When she didn’t respond conversationally, I assumed she had drowned in the informational downpour. I supposed I should scale it back, so I asked what she wanted to write a poem about.
            Blink. Head tilt. “Morning,” she finally replied.
            I suggested framing a specific setting for the images, and she chose winter. We brainstormed a list of visual images: things you normally see in the morning, things you hear, smell, taste, or feel. I presumed she would want to write about Christmas morning or a school morning or some other cliché morning.
            “What is the first thing you associate with the morning?” I asked.
            Without hesitation, she replied, “Exhaust.”
            And that’s when I knew that she had been listening, absorbing everything that I had lectured not minutes before. It was impossible to conceal my grin. I felt it spreading like an accident down a toilet training toddler’s leg.
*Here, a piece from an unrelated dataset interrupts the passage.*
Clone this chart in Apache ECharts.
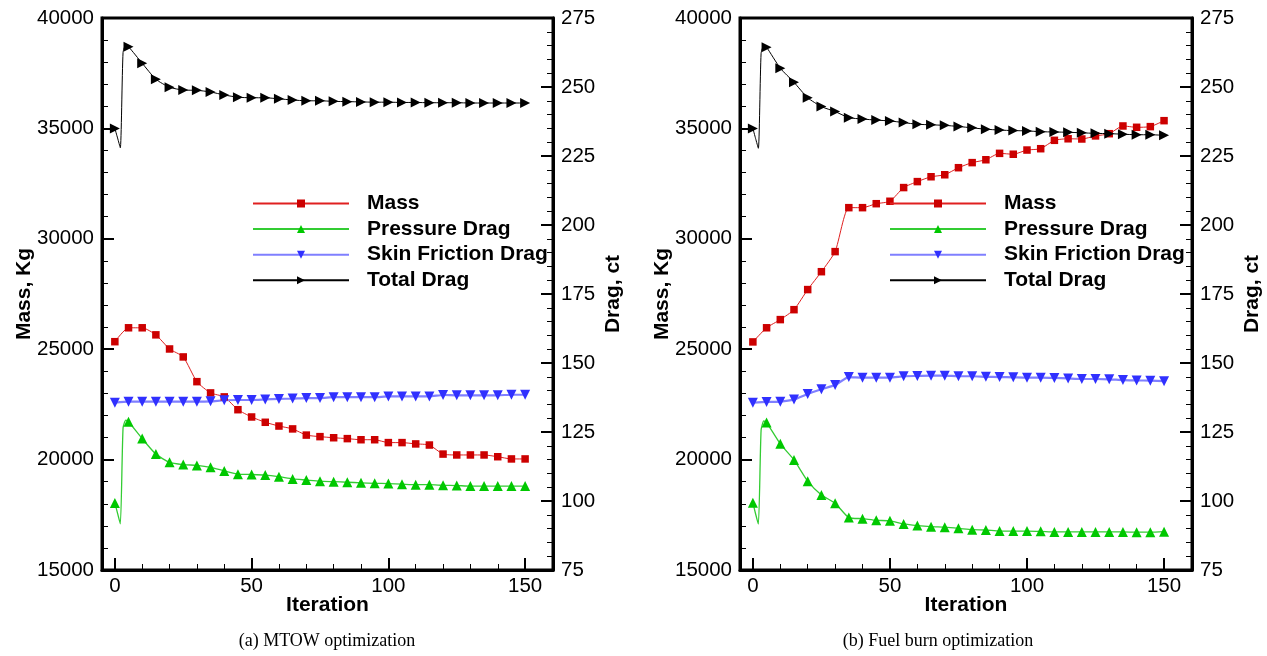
<!DOCTYPE html>
<html>
<head>
<meta charset="utf-8">
<script src="https://cdn.jsdelivr.net/npm/echarts@6/dist/echarts.min.js"></script>
<style>
html,body{margin:0;padding:0;background:#fff;}
#chart{width:1267px;height:656px;}
</style>
</head>
<body>
<div id="chart"></div>
<script>
// ---------- data ----------
const iterations = [0,5,10,15,20,25,30,35,40,45,50,55,60,65,70,75,80,85,90,95,100,105,110,115,120,125,130,135,140,145,150];
const xMajorTicks = [0,50,100,150];
const xMinorTicks = [10,20,30,40,60,70,80,90,110,120,130,140];
const seriesNames = ['Mass','Pressure Drag','Skin Friction Drag','Total Drag'];
const captionA = '(a) MTOW optimization';
const captionB = '(b) Fuel burn optimization';

// (a) MTOW optimization
const massA = [25340,25970,25970,25650,25010,24650,23530,23020,22840,22260,21930,21690,21520,21390,21110,21040,20990,20950,20900,20900,20770,20770,20710,20660,20250,20210,20210,20210,20130,20030,20030];
const pressA = [99.3,128.7,122.6,117.0,114.0,113.2,112.9,112.2,110.9,109.7,109.6,109.4,108.8,108.0,107.6,107.2,107.0,106.8,106.6,106.4,106.3,106.1,105.9,105.9,105.7,105.6,105.4,105.4,105.4,105.4,105.4];
const skinA = [135.6,136.0,136.0,136.0,136.0,136.0,136.0,136.1,136.5,136.6,136.6,136.8,137.0,137.1,137.3,137.3,137.6,137.6,137.6,137.6,137.9,137.9,137.9,137.9,138.4,138.3,138.3,138.3,138.3,138.5,138.5];
const totalA = [235.0,264.6,258.6,252.8,249.9,248.9,248.8,248.2,247.1,246.3,246.1,246.1,245.7,245.3,245.0,245.0,244.8,244.7,244.6,244.5,244.5,244.4,244.4,244.3,244.3,244.3,244.2,244.2,244.2,244.2,244.2];
// intermediate (unmarked) iterations
const pressAExtra = [[1,95.5],[2,91.7],[3,126.5],[4,129.3]];
const totalAExtra = [[1,231.5],[2,228.0],[3,262.5],[4,265.3]];

// (b) Fuel burn optimization
const massB = [25330,25970,26340,26790,27700,28510,29420,31410,31410,31590,31700,32320,32590,32810,32900,33220,33450,33580,33870,33830,34020,34080,34460,34530,34520,34660,34760,35110,35050,35080,35350];
const pressB = [99.4,128.4,120.7,114.9,107.2,102.2,99.2,94.0,93.6,93.0,92.8,91.7,91.1,90.7,90.5,90.1,89.6,89.5,89.1,89.1,89.1,89.0,88.8,88.8,88.8,88.8,88.8,88.8,88.7,88.7,88.9];
const skinB = [135.6,135.9,136.0,136.8,138.8,140.5,142.0,144.9,144.7,144.7,144.7,145.2,145.3,145.4,145.4,145.2,145.2,145.0,144.9,144.8,144.7,144.7,144.6,144.4,144.2,144.2,144.1,143.8,143.7,143.6,143.4];
const totalB = [235.0,264.4,256.8,251.7,246.1,242.9,241.1,238.9,238.4,238.0,237.7,237.1,236.5,236.3,236.1,235.7,235.2,234.7,234.4,234.2,234.1,233.8,233.7,233.6,233.4,233.2,233.1,232.9,232.7,232.7,232.5];
const pressBExtra = [[1,95.3],[2,91.6],[3,125.7],[4,129.0]];
const totalBExtra = [[1,231.3],[2,227.8],[3,262.2],[4,265.0]];

// ---------- helpers ----------
const SANS = '"Liberation Sans", Arial, Helvetica, sans-serif';
function buildData(vals, extra) {
  const pts = iterations.map((it, i) => ({ value: [it, vals[i]] }));
  (extra || []).forEach(p => pts.push({ value: [p[0], p[1]], symbol: 'none' }));
  pts.sort((a, b) => a.value[0] - b.value[0]);
  return pts;
}
const styles = {
  'Mass': { symbol: 'rect', symbolSize: 7.5, symbolRotate: 0, marker: '#cc0000', line: '#e02020', width: 1 },
  'Pressure Drag': { symbol: 'triangle', symbolSize: 10, symbolRotate: 0, marker: '#00c800', line: '#33cc33', width: 1.3 },
  'Skin Friction Drag': { symbol: 'triangle', symbolSize: 10, symbolRotate: 180, marker: '#3030ff', line: '#7f7fff', width: 2.2 },
  'Total Drag': { symbol: 'triangle', symbolSize: 10, symbolRotate: -90, marker: '#000000', line: '#000000', width: 1 }
};
function mkSeries(name, xIdx, yIdx, vals, extra) {
  const s = styles[name];
  return {
    name, type: 'line', xAxisIndex: xIdx, yAxisIndex: yIdx,
    data: buildData(vals, extra),
    symbol: s.symbol, symbolSize: s.symbolSize, symbolRotate: s.symbolRotate,
    smooth: 0.2, animation: false,
    itemStyle: { color: s.marker },
    lineStyle: { color: s.line, width: s.width },
    emphasis: { disabled: true }
  };
}
const plain = v => String(v);
const axisFont = { fontSize: 20.5, color: '#000', fontFamily: SANS };
const nameFont = { fontSize: 21, fontWeight: 'bold', color: '#000', fontFamily: SANS };
function xAxes(g) {
  return [{
    type: 'value', gridIndex: g, min: -4.7, max: 160.2, position: 'bottom',
    axisLine: { show: true, onZero: false, lineStyle: { color: '#000', width: 3 } },
    axisTick: { show: true, inside: true, length: 12, customValues: xMajorTicks, lineStyle: { color: '#000', width: 2 } },
    axisLabel: Object.assign({ customValues: xMajorTicks, margin: 6, formatter: plain }, axisFont),
    splitLine: { show: false },
    name: 'Iteration', nameLocation: 'middle', nameGap: 25, nameMoveOverlap: false, nameTextStyle: nameFont
  }, {
    type: 'value', gridIndex: g, min: -4.7, max: 160.2, position: 'bottom',
    axisLine: { show: false, onZero: false },
    axisTick: { show: true, inside: true, length: 6, customValues: xMinorTicks, lineStyle: { color: '#000', width: 1 } },
    axisLabel: { show: false },
    splitLine: { show: false }
  }];
}
function yAxes(g) {
  return [{
    type: 'value', gridIndex: g, min: 15000, max: 40000, interval: 5000, position: 'left',
    axisLine: { show: true, onZero: false, lineStyle: { color: '#000', width: 3 } },
    axisTick: { show: true, inside: true, length: 12, lineStyle: { color: '#000', width: 2 } },
    minorTick: { show: true, splitNumber: 5, length: 6, lineStyle: { color: '#000', width: 1 } },
    axisLabel: Object.assign({ margin: 8, formatter: plain }, axisFont),
    splitLine: { show: false }, minorSplitLine: { show: false },
    name: 'Mass, Kg', nameLocation: 'middle', nameGap: 67, nameMoveOverlap: false, nameRotate: 90, nameTextStyle: nameFont
  }, {
    type: 'value', gridIndex: g, min: 75, max: 275, interval: 25, position: 'right',
    axisLine: { show: true, onZero: false, lineStyle: { color: '#000', width: 3 } },
    axisTick: { show: true, inside: true, length: 12, lineStyle: { color: '#000', width: 2 } },
    minorTick: { show: true, splitNumber: 5, length: 6, lineStyle: { color: '#000', width: 1 } },
    axisLabel: Object.assign({ margin: 8, formatter: plain }, axisFont),
    splitLine: { show: false }, minorSplitLine: { show: false },
    name: 'Drag, ct', nameLocation: 'middle', nameGap: 50, nameMoveOverlap: false, nameRotate: 90, nameTextStyle: nameFont
  }];
}
function legend(left) {
  return {
    data: seriesNames, orient: 'vertical', left: left, top: 188,
    itemWidth: 96, itemHeight: 10, itemGap: 4.6, padding: 5,
    selectedMode: false,
    textStyle: { fontSize: 21, fontWeight: 'bold', color: '#000', fontFamily: SANS, padding: [0, 0, 0, 13] }
  };
}

const option = {
  animation: false,
  backgroundColor: '#fff',
  grid: [
    { left: 102, top: 18, width: 451, height: 552, show: true, borderColor: '#000', borderWidth: 3, outerBoundsMode: 'none' },
    { left: 740, top: 18, width: 452, height: 552, show: true, borderColor: '#000', borderWidth: 3, outerBoundsMode: 'none' }
  ],
  xAxis: xAxes(0).concat(xAxes(1)),
  yAxis: yAxes(0).concat(yAxes(1)),
  legend: [legend(247), legend(884)],
  series: [
    mkSeries('Mass', 0, 0, massA),
    mkSeries('Pressure Drag', 0, 1, pressA, pressAExtra),
    mkSeries('Skin Friction Drag', 0, 1, skinA),
    mkSeries('Total Drag', 0, 1, totalA, totalAExtra),
    mkSeries('Mass', 2, 2, massB),
    mkSeries('Pressure Drag', 2, 3, pressB, pressBExtra),
    mkSeries('Skin Friction Drag', 2, 3, skinB),
    mkSeries('Total Drag', 2, 3, totalB, totalBExtra)
  ],
  graphic: [
    { type: 'text', x: 327, y: 641, style: { text: captionA, textAlign: 'center', textVerticalAlign: 'middle', fontSize: 18, fontFamily: '"Liberation Serif", "Times New Roman", serif', fill: '#000' } },
    { type: 'text', x: 938, y: 641, style: { text: captionB, textAlign: 'center', textVerticalAlign: 'middle', fontSize: 18, fontFamily: '"Liberation Serif", "Times New Roman", serif', fill: '#000' } }
  ]
};
const chart = echarts.init(document.getElementById('chart'), null, { renderer: 'canvas' });
chart.setOption(option);
</script>
</body>
</html>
I know that I am not the wordsmith I would like to be, and that my poetry will probably never influence the masses, but in that moment, it was reconfirmed to me how powerful poetry can be. One simple image, one connected heartstring, one sliver of light cutting through the darkness can change your perspective or the direction from which the shadows are cast.
I wish someone would have taught me how to write a poem.

I think I'll post a little writing every so often...some polished...some rough. And I welcome any comments or criticisms or cupcakes you care to throw my way.